As New York’s leaders recognized at the time, the decision came down to choosing between an unpopular position and an impossible one. The city could cut off funding to any school that taught controversial, “sectarian” religious ideas, which would be unpopular. Or it could keep funding all religious schools, no matter how controversial their doctrines, but that would be impossible—it would force taxpayers to pay for every religious school, no matter what beliefs it taught.

The choice was clear. No tax money would go to any sectarian school. In the language of 1831, the Council declared, “If all sectarian schools be admitted to the receipt of a portion of a fund sacredly appropriated to the support of common schools, it will give rise to a religious and antireligious party, which will call into active exercise the passions and prejudices of men.”

Though things changed a great deal between the early 1800s and the late 1900s, that principle remained in place. Public schools and public funding would be walled off from any controversial religious ideas. The definition of a controversial religious idea was itself always controversial, and certainly many definitions were guided by widely shared Protestant prejudices, but when by 1963 common practices such as devotional Bible reading and teacher-led prayers had come to seem undeniably controversial, the Supreme Court ruled them out. It wasn’t any more popular in the 1960s than it had been in the 1820s, but it was the only possible solution.
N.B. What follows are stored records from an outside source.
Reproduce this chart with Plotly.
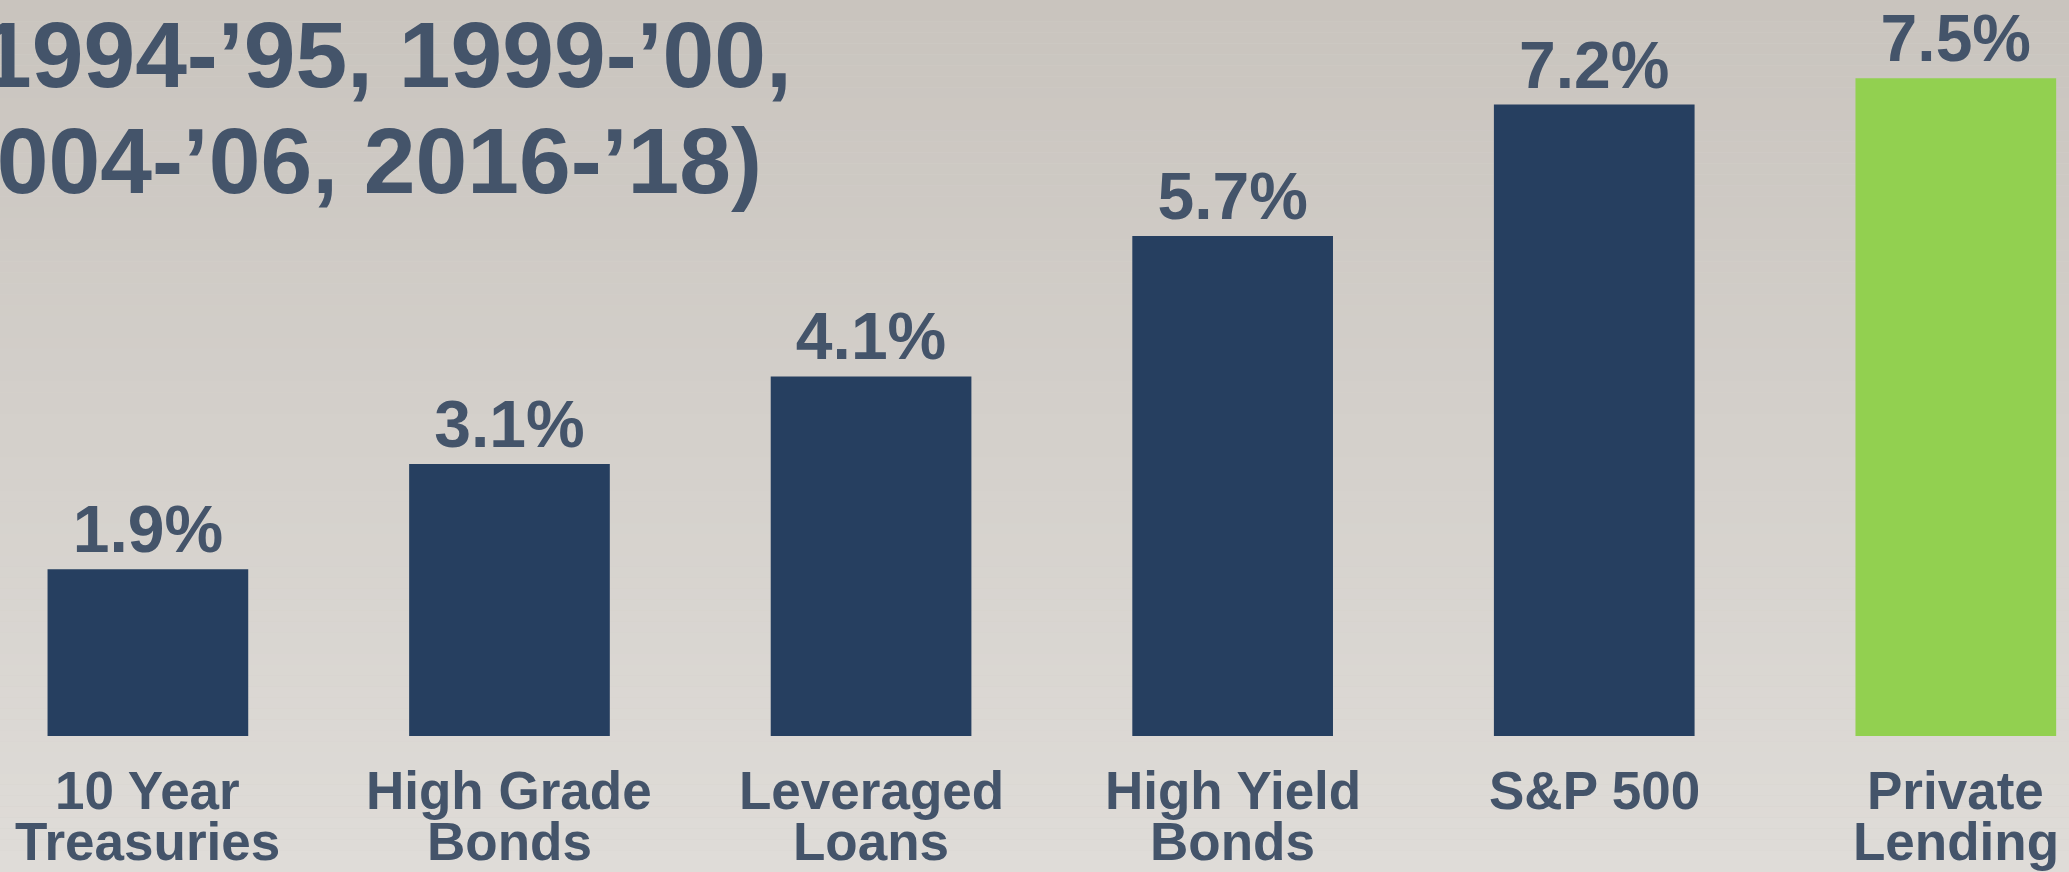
import plotly.graph_objects as go

# ---- data ----
categories = ["10 Year\nTreasuries", "High Grade\nBonds", "Leveraged\nLoans",
              "High Yield\nBonds", "S&P 500", "Private\nLending"]
returns = [1.9, 3.1, 4.1, 5.7, 7.2, 7.5]
highlight = "Private\nLending"
title_lines = ["(1994-\u201995, 1999-\u201900,", "2004-\u201906, 2016-\u201918)"]

# ---- style ----
W, H = 2069, 872
NAVY = "#263F60"
GREEN = "#92D050"
TEXT = "#44546A"
FONT = "Liberation Sans, Arial, sans-serif"

names = [c.replace("\n", " ") for c in categories]
colors = [GREEN if c == highlight else NAVY for c in categories]

fig = go.Figure()
fig.add_trace(go.Bar(
    x=names, y=returns,
    marker=dict(color=colors, line=dict(width=0)),
    text=[f"<b>{v:.1f}%</b>" for v in returns],
    textposition="outside",
    constraintext="none",
    cliponaxis=False,
    textfont=dict(family=FONT, size=66, color=TEXT),
    hoverinfo="skip",
))

# category labels (two lines, tight spacing)
line_y = [0.093, 0.035]
for name, cat in zip(names, categories):
    for i, part in enumerate(cat.split("\n")):
        fig.add_annotation(
            x=name, xref="x", y=line_y[i], yref="paper",
            text=f"<b>{part}</b>", showarrow=False,
            xanchor="center", yanchor="middle",
            font=dict(family=FONT, size=53, color=TEXT),
        )

# title (cropped at the left edge as in the source slide)
title_pos = [(794 / W, 1 - 55 / H), (764 / W, 1 - 161 / H)]
for txt, (tx, ty) in zip(title_lines, title_pos):
    fig.add_annotation(
        x=tx, xref="paper", y=ty, yref="paper",
        text=f"<b>{txt}</b>", showarrow=False,
        xanchor="right", yanchor="middle",
        font=dict(family=FONT, size=93, color=TEXT),
    )

# background vertical gradient
top = (0xC9, 0xC4, 0xBE)
bot = (0xDF, 0xDC, 0xD8)
nb = 80
shapes = []
for k in range(nb):
    t = k / (nb - 1)
    c = tuple(round(top[j] + (bot[j] - top[j]) * t) for j in range(3))
    shapes.append(dict(
        type="rect", xref="paper", yref="paper", layer="below",
        x0=0, x1=1, y0=1 - (k + 1) / nb, y1=1 - k / nb,
        fillcolor="rgb(%d,%d,%d)" % c, line=dict(width=0),
    ))

fig.update_layout(
    width=W, height=H,
    margin=dict(l=0, r=0, t=0, b=0, pad=0),
    paper_bgcolor="#D4D0CB", plot_bgcolor="rgba(0,0,0,0)",
    showlegend=False,
    bargap=0.445,
    shapes=shapes,
    xaxis=dict(visible=False, range=[-0.409, 5.313]),
    yaxis=dict(visible=False, range=[-1.551, 8.392]),
)

fig.write_html("out.html", config={"displayModeBar": False})
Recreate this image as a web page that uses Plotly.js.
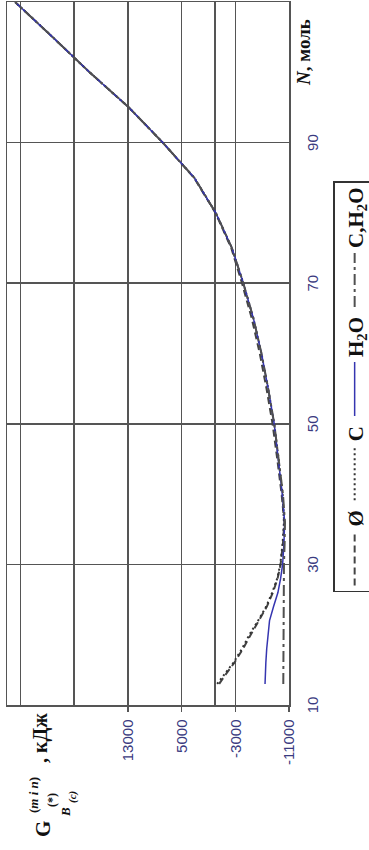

In the name of fighting anti-religious “bigotry” and promoting school “choice,” today’s Supreme Court has ignored this hard-learned lesson. Instead, it has chosen to fan 21st-century “passions and prejudices.” It has chosen, in Kennedy, to see the very public prayers of a very public school figure as somehow a “private religious exercise.” And it has denounced as “discrimination” in Carson the idea that government might try to exclude religious schools only because they taught profoundly, disturbingly controversial ideas—only because they proudly discriminated against LGBTQ students, as well as Catholics, Muslims, Jews, Hindus, Buddhists, even most other Protestants, and of course any nonreligious people.

The Court has re-created the impossible situation of the early 1800s: Schools will become excessively entangled with religion, and taxpayers will have to foot the bill. Teachers and coaches will take their paychecks and feel free to preach and pray. Families will take public tax money and spend it on private religious schools. The obvious problems will result from children who feel coerced to pray and from religious schools that teach anti-LGBTQ and creationist ideas, but the dilemmas are even broader. What about a teacher who offers optional test prep, with prayer being the cost of admission? What about a religious school that teaches that women and girls are inherently inferior and do not deserve education?

The religion-school culture wars of the early 1800s proved how impossible these questions would be, so Americans walled them off. That wall protected both Church and school. We’re going to miss it.